11th Attorney General of Ghana
- In office 1 October 1981 – 31 December 1981
- President: Hilla Limann
- Preceded by: Joe Reindorf
- Succeeded by: George Emmanuel Kwesi Aikins

Personal details
- Education: University of London; Gray's Inn;

= Archibald Lartey Djabatey =

Ghanaian politician

Archibald Lartey Djabatey was a Ghanaian lawyer and former Attorney General of Ghana.

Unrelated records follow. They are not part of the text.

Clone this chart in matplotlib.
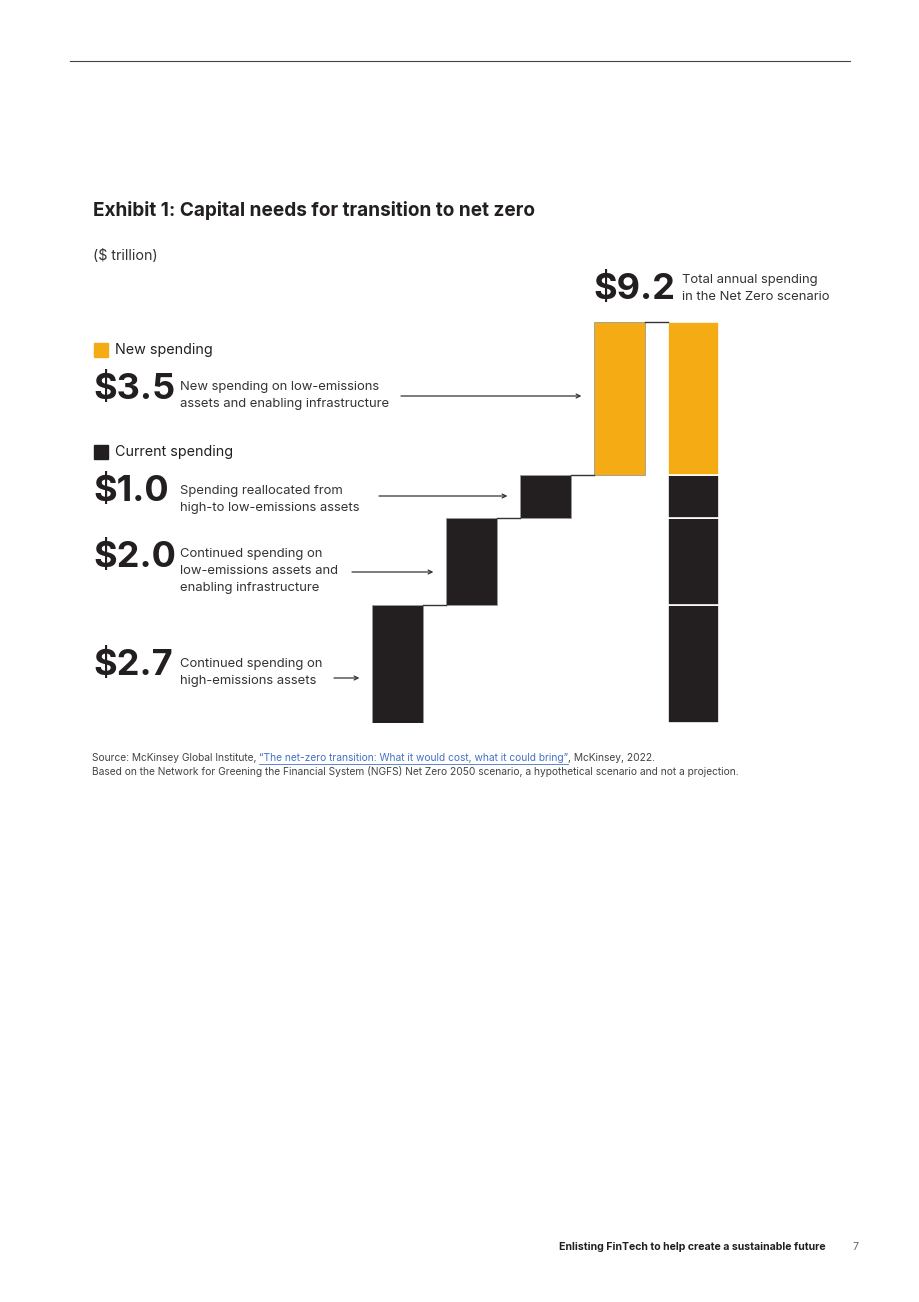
import numpy as np
import matplotlib
matplotlib.use("Agg")
from matplotlib import pyplot as plt

plt.rcParams['font.family'] = ['Inter', 'DejaVu Sans']

# data ($ trillion)
steps = [2.7, 2.0, 1.0, 3.5]
step_colors = ['#231f20', '#231f20', '#231f20', '#f5ab14']
amount_labels = ['$2.7', '$2.0', '$1.0', '$3.5']
descriptions = ['Continued spending on\nhigh-emissions assets',
                'Continued spending on\nlow-emissions assets and\nenabling infrastructure',
                'Spending reallocated from\nhigh-to low-emissions assets',
                'New spending on low-emissions\nassets and enabling infrastructure']
total = 9.2
total_label = '$9.2'
total_desc = 'Total annual spending\nin the Net Zero scenario'

W, H = 920, 1302
fig = plt.figure(figsize=(W / 100, H / 100), dpi=100)


def fx(x):
    return x / W


def fy(y):
    return 1 - y / H


def txt(x, y, s, **kw):
    return fig.text(fx(x), fy(y), s, **kw)


DARK = '#231f20'
DESC = 9.4
LS = 1.55

# top rule
fig.add_artist(plt.Line2D([fx(70), fx(850)], [fy(61), fy(61)], color='#444444', lw=0.8))

# bars axes: bar centres at 397.5 + 74*i px, y 0 at 723px, 9.2 at 322px
ax = fig.add_axes([fx(360.5), fy(723), 370 / W, 401 / H])
ax.set_xlim(-0.5, 4.5)
ax.set_ylim(0, total)
ax.axis('off')

width = 51 / 74
bottoms = np.concatenate([[0], np.cumsum(steps)[:-1]])
tops = np.cumsum(steps)
ax.bar(range(4), steps, bottom=bottoms, width=width, color=step_colors,
       edgecolor='#9a9a9a', linewidth=0.6)
ax.bar([4] * 4, steps, bottom=bottoms, width=width, color=step_colors,
       edgecolor='white', linewidth=1.2)

# connectors
for i in range(4):
    ax.plot([i + width / 2, i + 1 - width / 2], [tops[i], tops[i]],
            color='#333333', lw=1.0, clip_on=False)

# big numbers, descriptions and arrows
num_y = [665, 557, 491, 389]
desc_y = [672.5, 571, 499.5, 395.5]
arrow_x0 = [334, 352, 379, 401]
arrow_y = [678, 572, 496, 396]
for i in range(4):
    txt(93, num_y[i], amount_labels[i], fontsize=26, fontweight='bold',
        color=DARK, va='center', ha='left')
    txt(180, desc_y[i], descriptions[i], fontsize=DESC, color='#333333',
        va='center', ha='left', linespacing=LS)
    ax.annotate('', xy=(i - width / 2 - 0.17, H - arrow_y[i]),
                xycoords=('data', 'figure pixels'),
                xytext=(arrow_x0[i], H - arrow_y[i]), textcoords='figure pixels',
                arrowprops=dict(arrowstyle='->', color='#333333', lw=0.9,
                                shrinkA=0, shrinkB=0, mutation_scale=7))

txt(593, 290, total_label, fontsize=26, fontweight='bold', color=DARK,
    va='center', ha='left')
txt(682, 288.5, total_desc, fontsize=DESC, color='#333333', va='center',
    ha='left', linespacing=LS)

# legend
fig.add_artist(plt.Rectangle((fx(94), fy(357)), 14 / W, 14 / H, color='#f5ab14'))
txt(115, 350, 'New spending', fontsize=10.3, color=DARK, va='center')
fig.add_artist(plt.Rectangle((fx(94), fy(459)), 14 / W, 14 / H, color=DARK))
txt(115, 452, 'Current spending', fontsize=10.3, color=DARK, va='center')

# title
txt(93, 211, 'Exhibit 1: Capital needs for transition to net zero',
    fontsize=13.7, fontweight='bold', color=DARK, va='center')
txt(93, 256, '($ trillion)', fontsize=10.3, color='#333333', va='center')

# source
fig.canvas.draw()
r = fig.canvas.get_renderer()
src_kw = dict(fontsize=7.35, va='center', ha='left')
t1 = txt(92, 758, 'Source: McKinsey Global Institute, ', color='#444444', **src_kw)
x1 = 92 + t1.get_window_extent(r).width
t2 = txt(x1, 758, '\u201cThe net-zero transition: What it would cost, what it could bring\u201d',
         color='#4472c4', **src_kw)
x2 = x1 + t2.get_window_extent(r).width
fig.add_artist(plt.Line2D([fx(x1), fx(x2)], [fy(763.5), fy(763.5)], color='#4472c4', lw=0.6))
txt(x2, 758, ', McKinsey, 2022.', color='#444444', **src_kw)
txt(92, 771, 'Based on the Network for Greening the Financial System (NGFS) Net Zero 2050 '
    'scenario, a hypothetical scenario and not a projection.', color='#444444', **src_kw)

# footer
txt(826, 1247, 'Enlisting FinTech to help create a sustainable future', fontsize=7.6,
    fontweight='bold', color=DARK, va='center', ha='right')
txt(855, 1247, '7', fontsize=7.6, color='#666666', va='center', ha='center')

fig.savefig('out.png', dpi=100, facecolor='white')
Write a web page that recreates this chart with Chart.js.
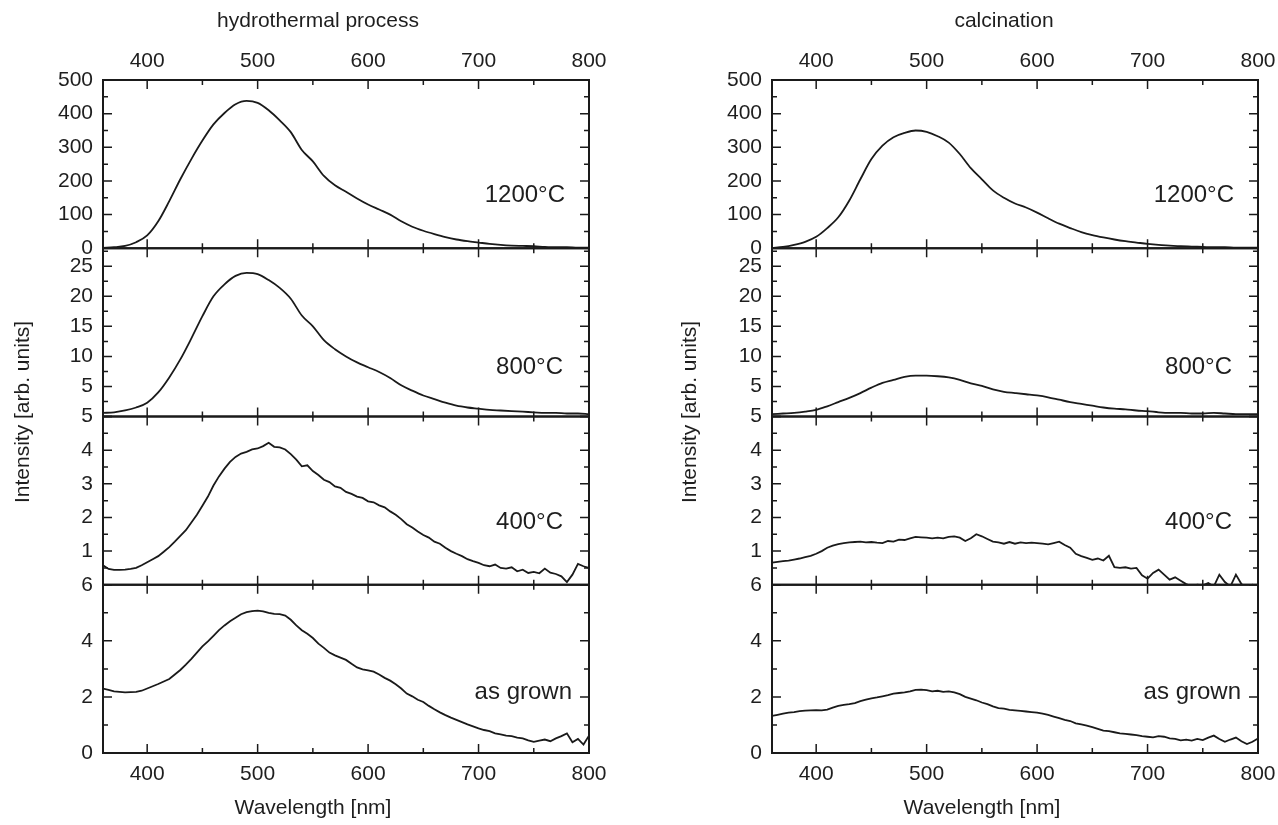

Djabatey hailed from Odumase Krobo in the Eastern Region of Ghana. He received his bachelor of laws degree from the University of London and was called to the Ghanaian Bar in 1964. Following his call to the bar, he subsequently became a State Attorney and later a Senior State Attorney. In 1979, during the third republic, he was appointed deputy Attorney General to the then Attorney General, Joe Reindorf. In 1980, when Joe Reindorf was moved to the Ministry of Local Government, Djabatey was elevated to the status of Attorney General and Minister of Justice. Following the overthrow of the Limann government on 31 December 1981, he was replaced by George Emmanuel Kwesi Aikens of the PNDC government. Djabatey then moved to the United Kingdom where he was called the English Bar at Gray's Inn in 1983. He practiced with a chamber in London in the proceeding years.